Pour démarrer la bande dessinée dans un univers un peu à part : Hôtel étrange, de Katherine et Florian Ferrier, et son cortège de créatures magiques nichées dans la forêt.

Ingrid Merckx  • 5 janvier 2017 abonné·es
En compagnie des sombrelines
© Ketherine Ferrier/sarbacane

C’est un hôtel hors du temps. Et hors du monde. Enfin, hors de tout monde connu. En hiver, il hiberne avec ses occupants, quand ceux-ci ne sont pas dérangés par des clients intempestifs. Il rouvre au printemps, quand le printemps daigne arriver. Monsieur Léclair, son gardien, est une vieille souris qui s’intéresse plus à ses livres qu’aux gens.

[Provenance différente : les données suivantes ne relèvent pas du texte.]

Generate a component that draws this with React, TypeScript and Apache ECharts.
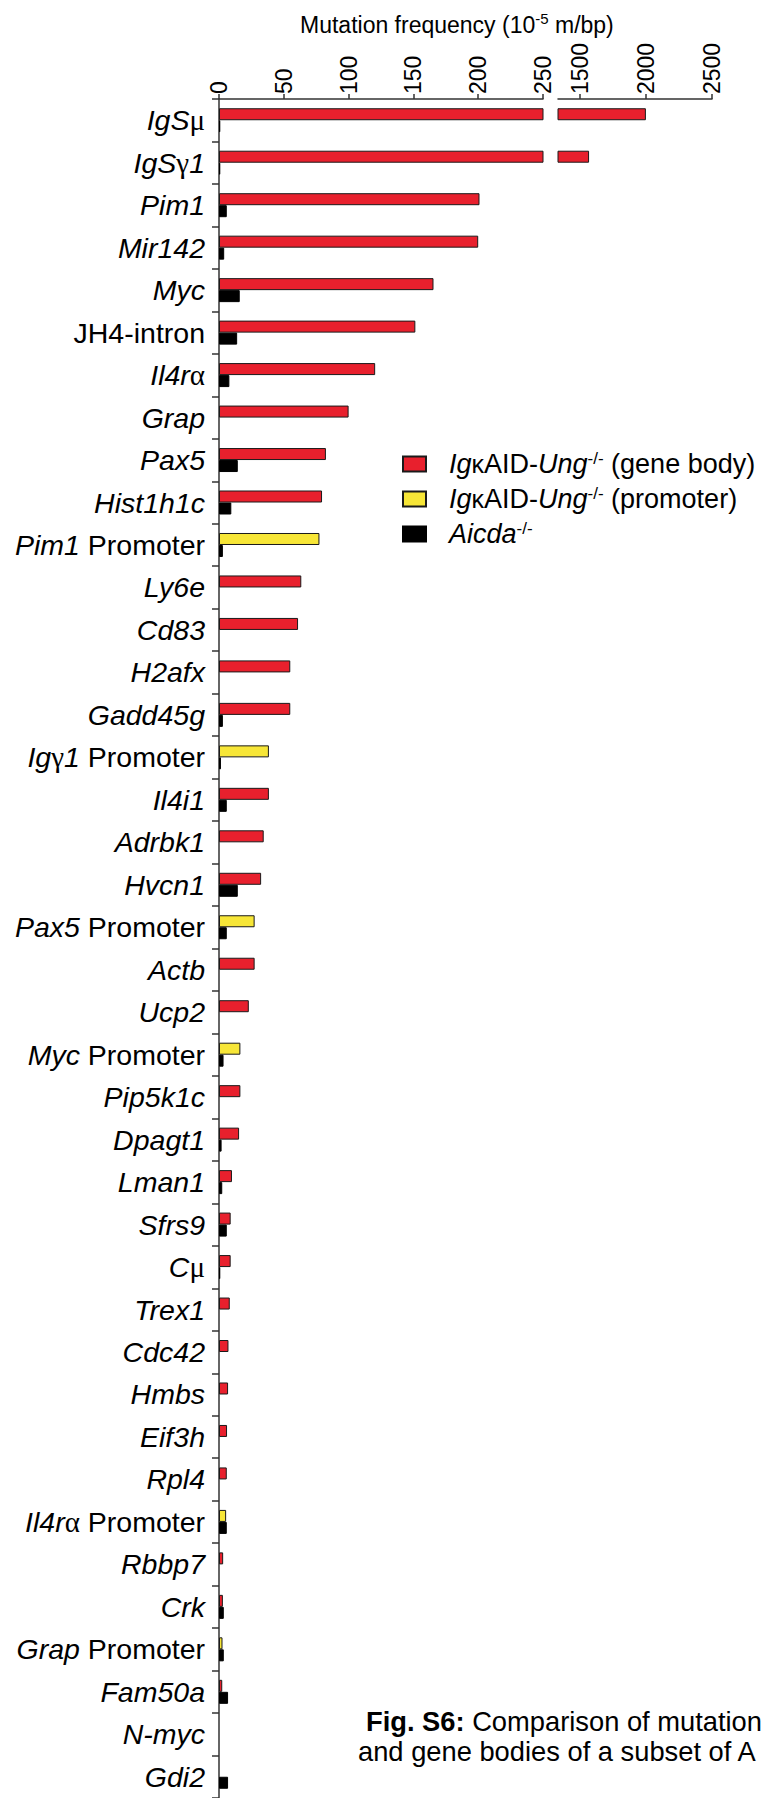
import { useEffect, useRef } from 'react';
import * as echarts from 'echarts';

const categories = [
  'IgSμ', 'IgSγ1', 'Pim1', 'Mir142', 'Myc', 'JH4-intron', 'Il4rα', 'Grap', 'Pax5', 'Hist1h1c',
  'Pim1 Promoter', 'Ly6e', 'Cd83', 'H2afx', 'Gadd45g', 'Igγ1 Promoter', 'Il4i1', 'Adrbk1', 'Hvcn1', 'Pax5 Promoter',
  'Actb', 'Ucp2', 'Myc Promoter', 'Pip5k1c', 'Dpagt1', 'Lman1', 'Sfrs9', 'Cμ', 'Trex1', 'Cdc42',
  'Hmbs', 'Eif3h', 'Rpl4', 'Il4rα Promoter', 'Rbbp7', 'Crk', 'Grap Promoter', 'Fam50a', 'N-myc', 'Gdi2',
];

// IgκAID-Ung-/- (gene body)
const geneBody = [
  2000, 1570, 201, 200, 165.5, 151.5, 120.5, 100, 82.5, 79.5,
  null, 63.5, 61, 55, 55, null, 38.5, 34.5, 32.5, null,
  27.5, 23, null, 16.5, 15.5, 10, 9, 9, 8.3, 7.3,
  7, 6.2, 6, null, 3.2, 3, null, 2.5, null, null,
];

// IgκAID-Ung-/- (promoter)
const promoter = [
  null, null, null, null, null, null, null, null, null, null,
  77.5, null, null, null, null, 38.5, null, null, null, 27.5,
  null, null, 16.5, null, null, null, null, null, null, null,
  null, null, null, 5.5, null, null, 2.7, null, null, null,
];

// Aicda-/-
const aicda = [
  1, 1, 6, 4, 16, 14, 8, null, 14.5, 9.5,
  3, null, null, null, 3, 1.5, 6, null, 14.5, 6,
  null, null, 3.5, null, 2, 2.5, 6, 1, null, null,
  null, null, null, 6, null, 3.7, 3.7, 7, null, 7,
];

const lowTicks = [0, 50, 100, 150, 200, 250];
const highTicks = [1500, 2000, 2500];
const highMin = 1335;

const NAME_BODY = 'IgκAID-Ung-/- (gene body)';
const NAME_PROM = 'IgκAID-Ung-/- (promoter)';
const NAME_AICDA = 'Aicda-/-';

const FONT = 'Liberation Sans';
const RED = '#E8202D';
const YELLOW = '#F7E637';
const BORDER = '#1a1a1a';

function richLabel(name: string): string {
  if (name === 'JH4-intron') return '{n|' + name + '}';
  let gene = name;
  let suffix = '';
  if (name.endsWith(' Promoter')) {
    gene = name.slice(0, -' Promoter'.length);
    suffix = '{n| Promoter}';
  }
  const parts = gene
    .split(/([μγα])/)
    .filter((p) => p.length > 0)
    .map((p) => (/[μγα]/.test(p) ? '{g|' + p + '}' : '{i|' + p + '}'));
  return parts.join('') + suffix;
}

const legendRich: Record<string, string> = {
  [NAME_BODY]: '{sp| }{i|Ig}{g|κ}{n|AID-}{i|Ung}{s|-/-}{n| (gene body)}',
  [NAME_PROM]: '{sp| }{i|Ig}{g|κ}{n|AID-}{i|Ung}{s|-/-}{n| (promoter)}',
  [NAME_AICDA]: '{sp| }{i|Aicda}{s|-/-}',
};

export default function App() {
  const ref = useRef<HTMLDivElement>(null);

  useEffect(() => {
    if (!ref.current) return;
    const chart = echarts.init(ref.current, null, { renderer: 'svg' });
    const lowMax = lowTicks[lowTicks.length - 1];
    const bandH = 42.56;
    const gridTop = 99;
    const gridH = bandH * categories.length;

    const axisLineStyle = { color: '#333', width: 1.5 };
    const catRich = {
      i: { fontFamily: FONT, fontStyle: 'italic', fontSize: 28.5, color: '#000' },
      n: { fontFamily: FONT, fontSize: 28.5, color: '#000' },
      g: { fontFamily: 'Liberation Serif', fontSize: 29, color: '#000' },
    };
    const legRich = {
      sp: { width: 18 },
      i: { fontFamily: FONT, fontStyle: 'italic', fontSize: 27, color: '#000', lineHeight: 28 },
      n: { fontFamily: FONT, fontSize: 27, color: '#000', lineHeight: 28 },
      g: { fontFamily: FONT, fontSize: 25, color: '#000', lineHeight: 28 },
      s: { fontFamily: FONT, fontSize: 17, color: '#000', lineHeight: 16, verticalAlign: 'top' },
    };

    const option: any = {
      animation: false,
      textStyle: { fontFamily: FONT },
      title: {
        text: '{a|Mutation frequency (10}{s|-5}{a| m/bp)}',
        left: 295,
        top: 6,
        textStyle: {
          fontWeight: 'normal',
          rich: {
            a: { fontFamily: FONT, fontWeight: 'normal', fontSize: 23, color: '#000', lineHeight: 28 },
            s: { fontFamily: FONT, fontWeight: 'normal', fontSize: 15, color: '#000', lineHeight: 15, verticalAlign: 'top' },
          },
        },
      },
      legend: {
        data: [NAME_BODY, NAME_PROM, NAME_AICDA],
        orient: 'vertical',
        left: 402,
        top: 450,
        padding: 0,
        itemWidth: 23,
        itemHeight: 15,
        itemGap: 7,
        icon: 'rect',
        formatter: (name: string) => legendRich[name],
        textStyle: { fontSize: 27, lineHeight: 28, rich: legRich },
      },
      grid: [
        { left: 219, top: gridTop, width: 324, height: gridH },
        { left: 558, top: gridTop, width: 154, height: gridH },
      ],
      xAxis: [
        {
          gridIndex: 0,
          type: 'value',
          position: 'top',
          min: 0,
          max: lowMax,
          interval: 50,
          splitLine: { show: false },
          axisLine: { show: true, lineStyle: axisLineStyle },
          axisTick: { show: true, length: 5, lineStyle: axisLineStyle },
          axisLabel: {
            rotate: -90,
            margin: 5,
            fontSize: 23,
            color: '#000',
            fontFamily: FONT,
            formatter: (v: number) => String(v),
          },
        },
        {
          gridIndex: 1,
          type: 'value',
          position: 'top',
          min: highMin,
          max: highTicks[highTicks.length - 1],
          splitLine: { show: false },
          axisLine: { show: true, lineStyle: axisLineStyle },
          axisTick: { show: true, length: 5, lineStyle: axisLineStyle, customValues: highTicks },
          axisLabel: {
            rotate: -90,
            margin: 5,
            fontSize: 23,
            color: '#000',
            fontFamily: FONT,
            customValues: highTicks,
            formatter: (v: number) => String(v),
          },
        },
      ],
      yAxis: [
        {
          gridIndex: 0,
          type: 'category',
          inverse: true,
          data: categories,
          axisLine: { show: true, lineStyle: axisLineStyle },
          axisTick: { show: true, length: 7, lineStyle: axisLineStyle },
          axisLabel: {
            margin: 14,
            interval: 0,
            formatter: (v: string) => richLabel(v),
            rich: catRich,
          },
        },
        {
          gridIndex: 1,
          type: 'category',
          inverse: true,
          data: categories,
          show: false,
        },
      ],
      series: [
        {
          name: NAME_BODY,
          type: 'bar',
          xAxisIndex: 0,
          yAxisIndex: 0,
          stack: 'top',
          barWidth: 12,
          barGap: '0%',
          clip: true,
          data: geneBody.map((v) => (v == null ? '-' : v)),
          itemStyle: { color: RED, borderColor: BORDER, borderWidth: 1 },
        },
        {
          name: NAME_PROM,
          type: 'bar',
          xAxisIndex: 0,
          yAxisIndex: 0,
          stack: 'top',
          barWidth: 12,
          barGap: '0%',
          clip: true,
          data: promoter.map((v) => (v == null ? '-' : v)),
          itemStyle: { color: YELLOW, borderColor: BORDER, borderWidth: 1 },
        },
        {
          name: NAME_AICDA,
          type: 'bar',
          xAxisIndex: 0,
          yAxisIndex: 0,
          barWidth: 12,
          barGap: '0%',
          clip: true,
          data: aicda.map((v) => (v == null ? '-' : v)),
          itemStyle: { color: '#000', borderColor: '#000', borderWidth: 1 },
        },
        {
          name: NAME_BODY,
          type: 'bar',
          xAxisIndex: 1,
          yAxisIndex: 1,
          barWidth: 12,
          barGap: '0%',
          clip: true,
          data: geneBody.map((v) => (v != null && v > lowMax ? v : '-')),
          itemStyle: { color: RED, borderColor: BORDER, borderWidth: 1 },
        },
        {
          name: NAME_AICDA,
          type: 'bar',
          xAxisIndex: 1,
          yAxisIndex: 1,
          barWidth: 12,
          barGap: '0%',
          clip: true,
          data: aicda.map((v) => (v != null && v > lowMax ? v : '-')),
          itemStyle: { color: '#000', borderColor: '#000', borderWidth: 1 },
        },
      ],
      graphic: [
        {
          type: 'text',
          left: 366,
          top: 1708,
          style: {
            text: '{b|Fig. S6:}{r| Comparison of mutation}',
            rich: {
              b: { fontFamily: FONT, fontWeight: 'bold', fontSize: 27.3, fill: '#000', lineHeight: 29 },
              r: { fontFamily: FONT, fontSize: 27.3, fill: '#000', lineHeight: 29 },
            },
          },
        },
        {
          type: 'text',
          left: 358,
          top: 1737,
          style: {
            text: 'and gene bodies of a subset of A',
            fontFamily: FONT,
            fontSize: 27.3,
            fill: '#000',
            lineHeight: 29,
          },
        },
      ],
    };

    chart.setOption(option);
    return () => chart.dispose();
  }, []);

  return (
    <div
      ref={ref}
      style={{ position: 'absolute', left: 0, top: 0, width: 765, height: 1798 }}
    />
  );
}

Le majordome est un fantôme, un vrai : monsieur Snarf, qui a la tête vert chewing-gum, avec deux grandes oreilles, et flotte dans un costume noir au col et aux manchettes couleur farine. Il dort dans le registre et en sort quand on l’ouvre. Correction : il est le registre, précise-t-il, alors qu’il n’a pas de bouche. Marietta a une bonne bouille toute ronde, les cheveux courts et une barrette assortie à un tricot rouge. On lui donnerait 10 ans, mais c’est elle qui s’occupe des lieux, généreuse et dégourdie, entourée de petits nuages de poussière avec des yeux et une queue. Elle est aidée de Kaki, hybride entre Pokémon et spectre violacé, maladroit, râleur, cossard et marrant.

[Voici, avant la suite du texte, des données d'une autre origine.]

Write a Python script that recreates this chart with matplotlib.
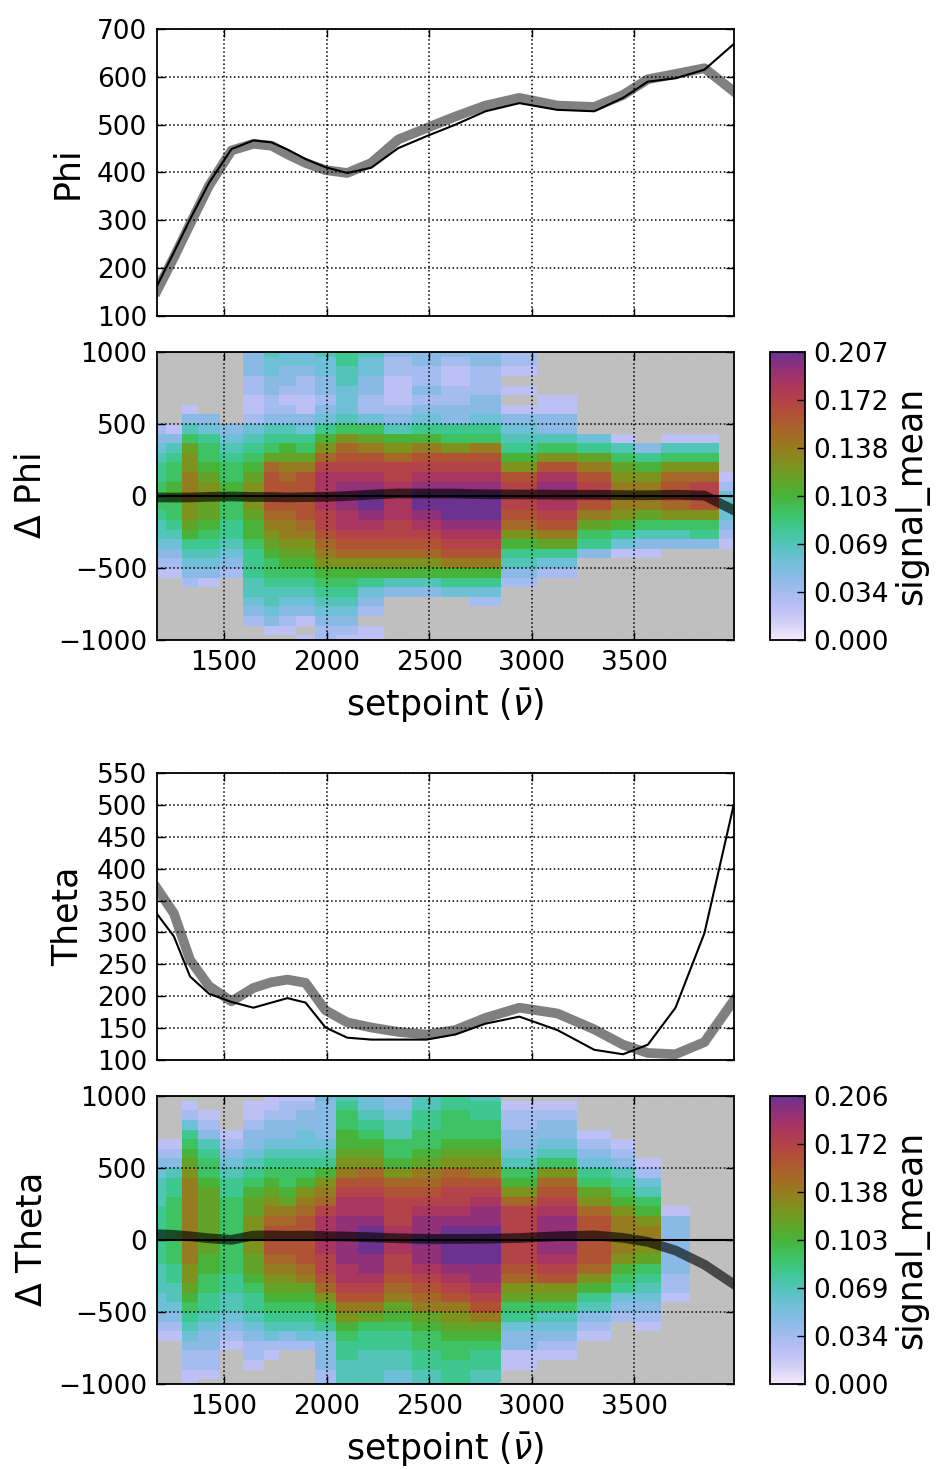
import numpy as np
import matplotlib
matplotlib.use("Agg")
import matplotlib.pyplot as plt
from matplotlib.colors import LinearSegmentedColormap, Normalize

# setpoint bin edges (wavenumber) of the heatmap columns
bin_edges = [1173, 1215, 1295, 1374, 1479, 1593, 1694, 1768, 1850, 1944, 2045, 2155,
             2280, 2418, 2557, 2697, 2851, 3027, 3222, 3386, 3502, 3629, 3770, 3913, 3985]
# delta rows: 31 bins centred on -1000 .. 1000
delta_edges = np.arange(-31, 32, 2) * 1000.0 / 30

# line data at the bin centres
setpoint = [1173, 1255, 1334, 1426, 1536, 1643, 1731, 1809, 1897, 1994, 2100, 2217,
            2349, 2487, 2627, 2774, 2939, 3124, 3304, 3444, 3565, 3700, 3841, 3985]
phi_fit = [163, 233, 302, 378, 449, 467, 463, 448, 428, 411, 399, 410,
           451, 476, 500, 528, 545, 531, 528, 556, 590, 597, 615, 669]
phi_mean = [153, 222, 292, 372, 446, 460, 456, 438, 420, 405, 399, 420,
            469, 493, 517, 540, 556, 540, 537, 562, 595, 606, 618, 569]
theta_fit = [329, 294, 231, 204, 191, 182, 190, 197, 190, 151, 135, 132,
             132, 132, 140, 157, 168, 147, 116, 109, 124, 182, 299, 502]
theta_mean = [369, 330, 257, 216, 192, 213, 222, 226, 221, 178, 159, 151,
              144, 140, 147, 166, 182, 173, 148, 124, 111, 109, 128, 194]

# heatmap cells, one string per setpoint column, top (+1000) to bottom (-1000)
# 'a'..'r' = 1/18 .. 18/18 of the colorbar maximum, '.' = empty bin
dphi_cols = [
    "........cdefgghhhgffedcb",
    "........bdfghhiihhgfedcb",
    "......bdfhjkklllkkjigfedc",
    ".......deghhijkkjjihgfedb",
    "........defghhiihhggfedc",
    "dddccbbcefghijkkkjiihgggffedc",
    "feeddccdfghjmnnnnmlkjihhgffedb",
    "eeddcbcdfgijlmnnnmllkjihgfedcb",
    "eedccbbdeghjlnnnnnmlkjihgfedb.b",
    "feeddcdegikmoppppoonmlkihgfedcc",
    "ggffeeefhkmnopqqqpponmkihgfedcb",
    "feeddccehjlnopqrrqponmkigedc.bb",
    "dccbbbcdfikmoopppp" + "oonmkifd",
    "ddccdcdegilnopqrrqponmkifd",
    "dcbbccddghknopqrrrqponlige",
    "ddcccddeghlnopqrrrqponligec",
    "ccb.b.bdefgiknooonmkigfdc",
    ".....bbddfhknpqpponljgec",
    ".........egjlnoonljhgd",
    ".........bfhjklllkigeb",
    "..........dgikllljhfdb",
    ".........bfhkmnnmkhfd",
    ".........bfhkmoonkhgd",
    ".............bcefedcb",
]
dtheta_cols = [
    ".....bcdefffggggggfffeedcb",
    ".....bcdfgghhhhhhhggffedcb",
    ".bceghijklllllllllkkjihgfedccbb",
    "..bcdfghhijjjjjjjiihhggfeddccb",
    "....bcdefgghhhhhhhhggffedcb",
    ".bbcddefghijjkkkkjjihggfedccb",
    "bbcddefghijklmnnnmlkjihgfecb",
    "bccddefghhijlmnnnmlkjihgfdc",
    "bcddeefghiklmnnnnnmljihgfec",
    "eddddefgiklmoppppoonmkihgedddcc",
    "fghhiijklnoppqqqqqpponlkihggfff",
    "eefghijkmnoppqrrrqqponljhggffff",
    "ddeffhhikmnooopppoonmljihggffee",
    "ffgghhijlmnopqqrqqponmljihhggff",
    "gghhhijkmnoopqrrrrqponlkjihhggg",
    "fgghhijklnopqqrrrrqqponljihggff",
    ".bccddefhikmoooooonmkjhgeddbb",
    ".bcddefhkmnopqqqqponkjhfedcb",
    "....bcdeghjkmnnnnnmkigfdcb",
    ".....bcdfghikllllkihgedc",
    ".......bcefhikllkjhgfedcb",
    "............bddddddccb",
    "",
    "",
]

phi_vmax = 0.207
theta_vmax = 0.2064
phi_cbar_labels = ["0.000", "0.034", "0.069", "0.103", "0.138", "0.172", "0.207"]
theta_cbar_labels = ["0.000", "0.034", "0.069", "0.103", "0.138", "0.172", "0.206"]

cmap_colors = ["#f4eafa", "#d4d0f6", "#bcc0f5", "#a4bcf0", "#88bae6", "#6ec0d6",
               "#52c4b8", "#3ec890", "#3ec262", "#48b43a", "#62a428", "#7e921e",
               "#967c20", "#a66828", "#b05434", "#b44248", "#aa365e", "#923078",
               "#6c3290"]
cmap = LinearSegmentedColormap.from_list("signal", cmap_colors)

LEVELS = "abcdefghijklmnopqr"


def decode(cols, vmax):
    n = len(delta_edges) - 1
    grid = np.full((n, len(cols)), np.nan)
    for j, col in enumerate(cols):
        for i, ch in enumerate(col.ljust(n, ".")):
            if ch != ".":
                grid[n - 1 - i, j] = (LEVELS.index(ch) + 1) / 18.0 * vmax
    return np.ma.masked_invalid(grid)


plt.rcParams["font.family"] = "DejaVu Sans"
plt.rcParams["mathtext.fontset"] = "dejavusans"

TICK_FS = 19
LABEL_FS = 25
W, H = 938.0, 1469.0


def px_axes(fig, x0, y0, x1, y1):
    return fig.add_axes([x0 / W, 1 - y1 / H, (x1 - x0) / W, (y1 - y0) / H])


def style(ax):
    ax.tick_params(direction="in", top=True, right=True, length=6, width=1,
                   labelsize=TICK_FS, pad=7)
    ax.grid(True, color="k", linestyle=":", linewidth=1.1)
    ax.set_axisbelow(False)
    for s in ax.spines.values():
        s.set_linewidth(1.3)
    ax.set_xlim(bin_edges[0], bin_edges[-1])
    ax.set_xticks([1500, 2000, 2500, 3000, 3500])


fig = plt.figure(figsize=(W / 100, H / 100), dpi=100)

panels = [
    (29, 316, 352, 640, phi_fit, phi_mean, dphi_cols, phi_vmax, phi_cbar_labels,
     "Phi", "$\\Delta$ Phi", (100, 700), np.arange(100, 701, 100)),
    (773, 1060, 1096, 1384, theta_fit, theta_mean, dtheta_cols, theta_vmax, theta_cbar_labels,
     "Theta", "$\\Delta$ Theta", (100, 550), np.arange(100, 551, 50)),
]

for (t0, t1, b0, b1, fit, mean, cols, vmax, cb_labels,
     name, dname, ylim, yticks) in panels:
    # upper panel: measured vs fitted angle
    ax = px_axes(fig, 157, t0, 734, t1)
    style(ax)
    ax.plot(setpoint, mean, color="0.5", linewidth=7, solid_joinstyle="round")
    ax.plot(setpoint, fit, color="k", linewidth=1.5)
    ax.set_ylim(*ylim)
    ax.set_yticks(yticks)
    ax.tick_params(labelbottom=False)
    ax.set_ylabel(name, fontsize=LABEL_FS, labelpad=9)

    # lower panel: heatmap of the residual distribution
    axd = px_axes(fig, 157, b0, 734, b1)
    axd.set_facecolor("#bfbfbf")
    norm = Normalize(0, vmax)
    mesh = axd.pcolormesh(bin_edges, delta_edges, decode(cols, vmax), cmap=cmap, norm=norm)
    axd.axhline(0, color="k", linewidth=1.5)
    resid = np.array(mean) - np.array(fit)
    axd.plot(setpoint, resid, color="k", alpha=0.62, linewidth=7, solid_joinstyle="round")
    style(axd)
    axd.set_ylim(-1000, 1000)
    axd.set_yticks([-1000, -500, 0, 500, 1000])
    axd.set_ylabel(dname, fontsize=LABEL_FS, labelpad=7)
    axd.set_xlabel("setpoint ($\\bar{\\nu}$)", fontsize=LABEL_FS, labelpad=8)

    cax = px_axes(fig, 770, b0, 805, b1)
    cb = fig.colorbar(mesh, cax=cax, ticks=np.linspace(0, vmax, 7))
    cb.ax.set_yticklabels(cb_labels)
    cb.ax.tick_params(direction="in", length=6, width=1, labelsize=TICK_FS, pad=6)
    cb.outline.set_linewidth(1.3)
    cb.set_label("signal_mean", fontsize=LABEL_FS, labelpad=4)

fig.savefig("out.png", dpi=100)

Et puis il y a Célestin, qui vit dans une cabane un peu plus loin, qui serait si mignon s’il voulait retirer de temps à autre le champignon percé de branches qui lui sert de couvre-chef. Et il fume la pipe… Célestin comprend la nature environnante, un paysage un peu vosgien, traversé de magie, de légendes et de créatures. Il sait que le Smog est un être de brume épris de liberté, que les sombrelines ont besoin de lumière sur les pierres de la rivière pour traverser sans encombres, que les Maugures annoncent de mauvaises nouvelles.

À l’hôtel, on ne s’étonne pas des drôles de têtes ni des événements bizarres. Ou plutôt on s’en débrouille, même si des branchages se mettent à pousser entre les cases de cette bande dessinée, si la neige glace parfois les lignes, si le vent souffle à en iriser la surface des dessins, et si on dort des mois durant sans parents ni école, ni d’autre contrainte que de chercher du bois, ramasser des mûres, chasser des kroksiures… Il est question de responsabilité (vis-à-vis des autres), d’hospitalité (hôtel oblige), d’instinct de propriété, d’envie du pouvoir, mais la leçon du jour est émiettée dans une combinaison d’aventures et d’anecdotes, de couleurs et d’humeurs, de naïveté et d’humour et, surtout, de recettes de pâtisseries dont le détail figure à chaque dernière page : cocolélé, visitandines, konfitroux…

C’est un peu le biscuit magique d’Alice associé à chacun de ces albums dont le maître mot est peut-être moins l’étrange que la fantaisie. Katherine Ferrier est diplômée de l’École européenne supérieure de l’image et styliste pour une enseigne bariolée pour enfants. Florian Ferrier est scénariste, directeur artistique et réalisateur de dessins animés depuis vingt ans. Ils ont conçu leur étrange hôtel sous forme de série : six titres sont parus depuis six ans, dont le dernier, Le Noël des sombrelines.

De quoi illustrer la vivacité de la BD jeunesse : Hôtel étrange a été pensé pour les 7-8 ans, rythme de lecture et vocabulaire adaptés pour une lecture autonome. L’accent est mis tant sur les dessins que sur le texte, qui dit son goût de raconter des histoires et de titiller l’imaginaire. La tonalité fantastique offre des passerelles opportunes avec la manifestation des peurs et la bande dessinée pour les plus grands. Le plus marquant étant peut-être cette manière d’insérer de l’étrange dans le quotidien. Même si ce quotidien reste un peu hors du commun.

Hôtel étrange. Le Noël des ­sombrelines, Katherine & Florian Ferrier, Sarbacane, 48 p., 12,50 euros.